Ten years or so ago I was working on a video chip that had an upscaler feature. While prototyping and simulating it, we first started by applying a mathematically-correct (i.e. information preserving) FIR filter to do the upscale. Then we compared the result with other solutions and found that ours looked worse. We asked our colleagues to blind-test it and they all picked third-party-scaled images over ours.

At first we assumed that we must have had a bug somewhere because the Fourrier transform told us that our approach was optimal, but after more testing everything matched the expected output. Yet it looked worse.

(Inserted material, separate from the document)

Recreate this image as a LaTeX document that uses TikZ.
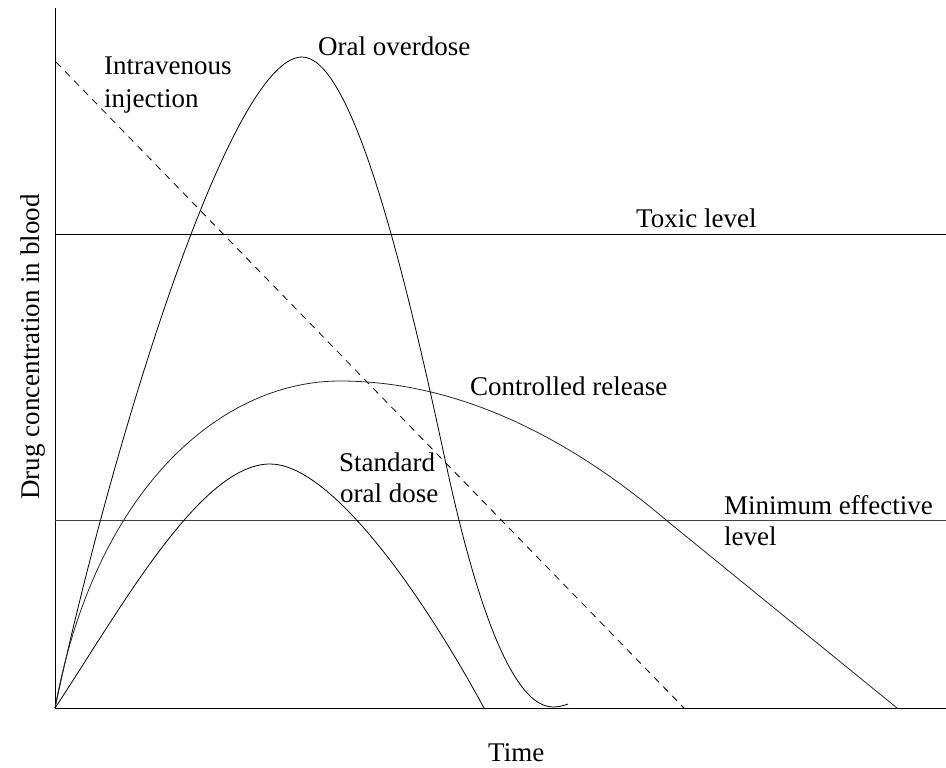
\documentclass[tikz,border=0pt]{standalone}
\usepackage{fontspec}
\setmainfont{Liberation Serif}
\usepackage{tikz}

\begin{document}
\begin{tikzpicture}[x=1pt,y=1pt,yscale=-1,xscale=1,
  lbl/.style={anchor=base west,inner sep=0pt,font=\fontsize{27}{32}\selectfont},
  curve/.style={line width=0.8pt}]
\useasboundingbox (0,0) rectangle (946,768);

%Axes
\coordinate (o) at (55,708);
\coordinate (ytop) at (55,8);
\coordinate (xend) at (946,708);
\draw [line width=0.9pt] (ytop) -- (o) -- (xend);
%Straight Lines (levels)
\draw [line width=0.8pt] (55,234) -- (946,234);
\draw [line width=0.8pt,color=black!75] (55,520) -- (946,520);

%Dashed Line (intravenous)
\draw [line width=0.8pt,dash pattern={on 7pt off 6pt}] (56,62) -- (684,708);

%Curve Lines (oral overdose)
\draw [curve] (o) .. controls (110,450) and (230,57) .. (302,57)
  .. controls (350,57) and (400,250) .. (443,450)
  .. controls (460,530) and (500,707) .. (553,707)
  .. controls (560,707) and (565,705) .. (568,704);
%Curve Lines (controlled release)
\draw [curve,color=black!85] (o) .. controls (95,490) and (220,381) .. (340,381)
  .. controls (450,381) and (560,430) .. (666,520) -- (897,708);
%Curve Lines (standard oral dose)
\draw [curve] (o) .. controls (120,610) and (200,464) .. (270,464)
  .. controls (330,464) and (420,590) .. (484,708);

% Text Node
\node [lbl] (overdose) at (318,56) {Oral overdose};
% Text Node
\node [lbl] (iv) at (104,75) {Intravenous};
\node [lbl] (iv2) at (104,107) {injection};
% Text Node
\node [lbl] (toxic) at (636,227) {Toxic level};
% Text Node
\node [lbl] (cr) at (470,395) {Controlled release};
% Text Node
\node [lbl] (std) at (339,471) {Standard};
\node [lbl] (std2) at (340,502) {oral dose};
% Text Node
\node [lbl] (mel) at (724,514) {Minimum effective};
\node [lbl] (mel2) at (724,545) {level};
% Text Node
\node [lbl] (time) at (488,761) {Time};
% Text Node
\node [lbl,anchor=base,rotate=90] (conc) at (39,347) {Drug concentration in blood};

\end{tikzpicture}
\end{document}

So we started reverse-engineering the other solutions and, long story short, what they did better is that they added some form of edge-enhancement to the upscaling. Information-theory-wise it actually degraded the image, but subjectively the sharper outlines were just so much nicer to look at and looked correct-er. You felt like you could more easily tell the details even though, again, in a mathematical sense you actually lost information that way.

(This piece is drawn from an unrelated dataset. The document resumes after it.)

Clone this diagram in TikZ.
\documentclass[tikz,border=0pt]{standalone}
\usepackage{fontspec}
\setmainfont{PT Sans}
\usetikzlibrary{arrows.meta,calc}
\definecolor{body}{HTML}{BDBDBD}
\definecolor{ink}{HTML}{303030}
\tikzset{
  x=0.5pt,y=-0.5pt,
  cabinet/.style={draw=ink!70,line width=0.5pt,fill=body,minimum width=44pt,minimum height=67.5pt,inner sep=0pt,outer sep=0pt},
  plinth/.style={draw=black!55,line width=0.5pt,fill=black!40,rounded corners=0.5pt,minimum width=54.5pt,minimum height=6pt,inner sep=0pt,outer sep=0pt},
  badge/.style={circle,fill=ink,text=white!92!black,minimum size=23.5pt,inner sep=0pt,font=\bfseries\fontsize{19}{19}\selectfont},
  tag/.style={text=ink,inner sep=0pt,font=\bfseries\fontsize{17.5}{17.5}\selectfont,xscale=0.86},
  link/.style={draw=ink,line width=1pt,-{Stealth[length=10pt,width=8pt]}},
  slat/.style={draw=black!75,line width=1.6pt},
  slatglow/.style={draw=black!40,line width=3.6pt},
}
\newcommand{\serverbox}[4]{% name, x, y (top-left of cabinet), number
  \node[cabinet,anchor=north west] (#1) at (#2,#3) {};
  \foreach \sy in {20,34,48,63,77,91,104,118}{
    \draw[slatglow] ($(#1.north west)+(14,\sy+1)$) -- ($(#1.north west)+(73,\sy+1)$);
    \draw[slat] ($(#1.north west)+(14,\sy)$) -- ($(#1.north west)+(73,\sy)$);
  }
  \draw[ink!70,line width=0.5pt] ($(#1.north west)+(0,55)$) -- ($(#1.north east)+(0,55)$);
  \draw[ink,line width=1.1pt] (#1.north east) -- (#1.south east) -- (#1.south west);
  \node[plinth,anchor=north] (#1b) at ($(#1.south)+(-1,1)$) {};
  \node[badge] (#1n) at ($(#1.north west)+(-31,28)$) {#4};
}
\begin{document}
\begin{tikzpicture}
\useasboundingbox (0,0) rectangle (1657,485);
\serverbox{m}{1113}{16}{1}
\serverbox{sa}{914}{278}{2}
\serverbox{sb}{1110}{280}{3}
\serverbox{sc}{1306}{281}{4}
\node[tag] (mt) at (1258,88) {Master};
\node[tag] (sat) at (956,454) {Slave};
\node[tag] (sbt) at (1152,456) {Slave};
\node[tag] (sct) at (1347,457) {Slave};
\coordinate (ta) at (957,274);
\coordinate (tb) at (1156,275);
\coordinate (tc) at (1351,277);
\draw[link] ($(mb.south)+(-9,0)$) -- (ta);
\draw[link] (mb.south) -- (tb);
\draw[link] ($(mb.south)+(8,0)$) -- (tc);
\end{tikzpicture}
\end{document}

I don't think it makes a lot of sense to reduce human vision to edge detection (we can still make sense of a blurry image like this one after all: https://static0.makeuseofimages.com/wordpress/wp-content/upl... ) but it's clear to me from empirical evidence that edge-detection is a core aspect of how we parse visual stimuli.

As such I'm a bit confused as to why the author seems to see this as a binary proposition. That being said, I could just be misunderstanding completely the point the author is trying to make.

10 comments

cameldrv 1093 days ago

I don't think it's just subjective in this case. The theoretical signal processing approach assumes that the signal is band-limited to frequencies less than two pixels wide, and it's not. There are lots of sharp edges that have higher frequency components than that.

Another way of looking it, more along the lines that you're talking about, is that it depends on your error model. The traditional way of measuring error is RMS pointwise in pixels. Doing some sort of interpolation on pixels gives a pretty good result for that. However, another way to look at it is that it may be better to have a positional error, i.e. a particular color or intensity level is in the wrong spot, than to have an intensity/color error, i.e. you have a pixel that has an intensity/color that's not present in the source signal.

This same basic issue was the basis of a big divide in font rendering for many years, where the Mac would render fonts with the exact geometry of the letters, but then anti-aliased, while Windows would use font hinting to make the shape snap to the pixel grid. Personally I thought that the Windows approach was a lot easier to read on a screen, but the Mac approach had the advantage that the geometry of the text would be exactly the same in print as it was on the screen, back when print was something that was important, especially for Mac users.